Copy exactly the lines from the beginning of the data down to and including the line holding "plt.rcParams['font.weight'] = 'bold'", without any pictures.

· · · · ·

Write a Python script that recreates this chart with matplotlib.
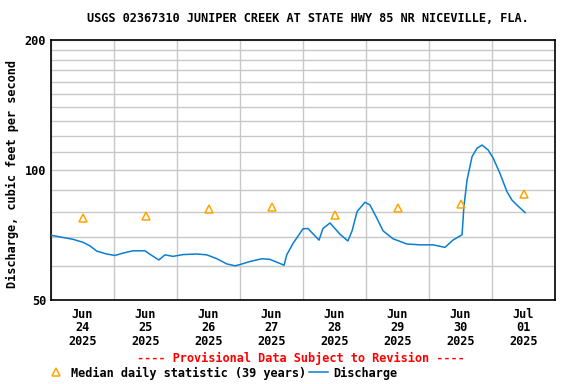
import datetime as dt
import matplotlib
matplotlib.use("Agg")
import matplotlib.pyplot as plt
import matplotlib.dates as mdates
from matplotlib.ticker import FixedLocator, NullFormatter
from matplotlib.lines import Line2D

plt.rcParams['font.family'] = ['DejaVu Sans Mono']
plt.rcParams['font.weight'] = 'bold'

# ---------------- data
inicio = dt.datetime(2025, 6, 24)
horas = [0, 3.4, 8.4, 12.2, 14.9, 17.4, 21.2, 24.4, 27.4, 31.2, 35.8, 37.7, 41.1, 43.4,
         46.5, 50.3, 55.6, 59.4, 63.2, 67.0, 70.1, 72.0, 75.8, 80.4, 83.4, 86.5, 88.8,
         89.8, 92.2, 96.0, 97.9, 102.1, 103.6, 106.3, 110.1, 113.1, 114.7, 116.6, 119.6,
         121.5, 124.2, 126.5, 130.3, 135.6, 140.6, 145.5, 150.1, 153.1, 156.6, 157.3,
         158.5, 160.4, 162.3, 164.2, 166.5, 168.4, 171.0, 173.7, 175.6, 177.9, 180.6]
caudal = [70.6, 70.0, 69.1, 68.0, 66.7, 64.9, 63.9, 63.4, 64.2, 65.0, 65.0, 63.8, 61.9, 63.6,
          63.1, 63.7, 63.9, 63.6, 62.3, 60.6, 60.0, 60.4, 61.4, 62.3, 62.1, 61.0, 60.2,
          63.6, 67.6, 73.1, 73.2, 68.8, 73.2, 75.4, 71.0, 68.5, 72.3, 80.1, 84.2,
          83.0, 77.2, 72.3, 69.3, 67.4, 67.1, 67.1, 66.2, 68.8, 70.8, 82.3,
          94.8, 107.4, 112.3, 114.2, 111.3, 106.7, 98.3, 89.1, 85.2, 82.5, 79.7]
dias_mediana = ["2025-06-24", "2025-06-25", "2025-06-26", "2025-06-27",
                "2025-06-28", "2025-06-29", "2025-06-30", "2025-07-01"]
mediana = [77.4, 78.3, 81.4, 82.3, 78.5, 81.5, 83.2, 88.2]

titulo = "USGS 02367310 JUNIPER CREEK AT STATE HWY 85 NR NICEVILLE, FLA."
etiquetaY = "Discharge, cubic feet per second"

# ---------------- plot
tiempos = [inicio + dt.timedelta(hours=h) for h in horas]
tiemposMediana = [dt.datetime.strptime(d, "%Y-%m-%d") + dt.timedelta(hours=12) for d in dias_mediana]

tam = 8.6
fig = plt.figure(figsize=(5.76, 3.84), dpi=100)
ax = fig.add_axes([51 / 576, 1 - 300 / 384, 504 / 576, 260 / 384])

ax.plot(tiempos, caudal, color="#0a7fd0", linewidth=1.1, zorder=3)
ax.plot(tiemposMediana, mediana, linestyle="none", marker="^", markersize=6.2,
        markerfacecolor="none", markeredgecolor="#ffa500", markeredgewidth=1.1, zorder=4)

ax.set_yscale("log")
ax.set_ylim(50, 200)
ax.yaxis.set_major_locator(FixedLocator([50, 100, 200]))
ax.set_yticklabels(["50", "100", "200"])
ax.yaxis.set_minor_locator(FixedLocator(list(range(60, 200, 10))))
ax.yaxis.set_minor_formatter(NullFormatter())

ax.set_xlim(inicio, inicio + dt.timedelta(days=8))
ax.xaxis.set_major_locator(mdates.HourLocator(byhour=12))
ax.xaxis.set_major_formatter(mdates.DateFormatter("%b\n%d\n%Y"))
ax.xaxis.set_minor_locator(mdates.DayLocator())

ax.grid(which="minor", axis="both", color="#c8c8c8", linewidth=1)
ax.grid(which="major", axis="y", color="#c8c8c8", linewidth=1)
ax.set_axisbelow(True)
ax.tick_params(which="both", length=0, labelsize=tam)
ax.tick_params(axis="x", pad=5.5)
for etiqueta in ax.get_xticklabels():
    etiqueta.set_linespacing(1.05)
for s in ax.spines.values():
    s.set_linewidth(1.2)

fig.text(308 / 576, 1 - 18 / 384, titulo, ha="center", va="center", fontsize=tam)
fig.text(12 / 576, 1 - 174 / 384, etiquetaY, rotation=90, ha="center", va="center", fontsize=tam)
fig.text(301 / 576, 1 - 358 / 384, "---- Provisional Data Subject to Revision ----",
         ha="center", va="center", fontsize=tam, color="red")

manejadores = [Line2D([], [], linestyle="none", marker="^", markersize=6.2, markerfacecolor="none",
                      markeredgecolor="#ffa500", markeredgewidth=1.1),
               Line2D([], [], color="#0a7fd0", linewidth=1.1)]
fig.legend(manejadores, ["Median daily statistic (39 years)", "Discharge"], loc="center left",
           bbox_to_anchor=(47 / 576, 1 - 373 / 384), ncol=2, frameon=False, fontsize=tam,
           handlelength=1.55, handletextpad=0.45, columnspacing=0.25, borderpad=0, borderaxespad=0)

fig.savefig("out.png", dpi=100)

· · · · ·

▶ _Answer in full_:
Write a Python script that recreates this chart with matplotlib.
import datetime as dt
import matplotlib
matplotlib.use("Agg")
import matplotlib.pyplot as plt
import matplotlib.dates as mdates
from matplotlib.ticker import FixedLocator, NullFormatter
from matplotlib.lines import Line2D

plt.rcParams['font.family'] = ['DejaVu Sans Mono']
plt.rcParams['font.weight'] = 'bold'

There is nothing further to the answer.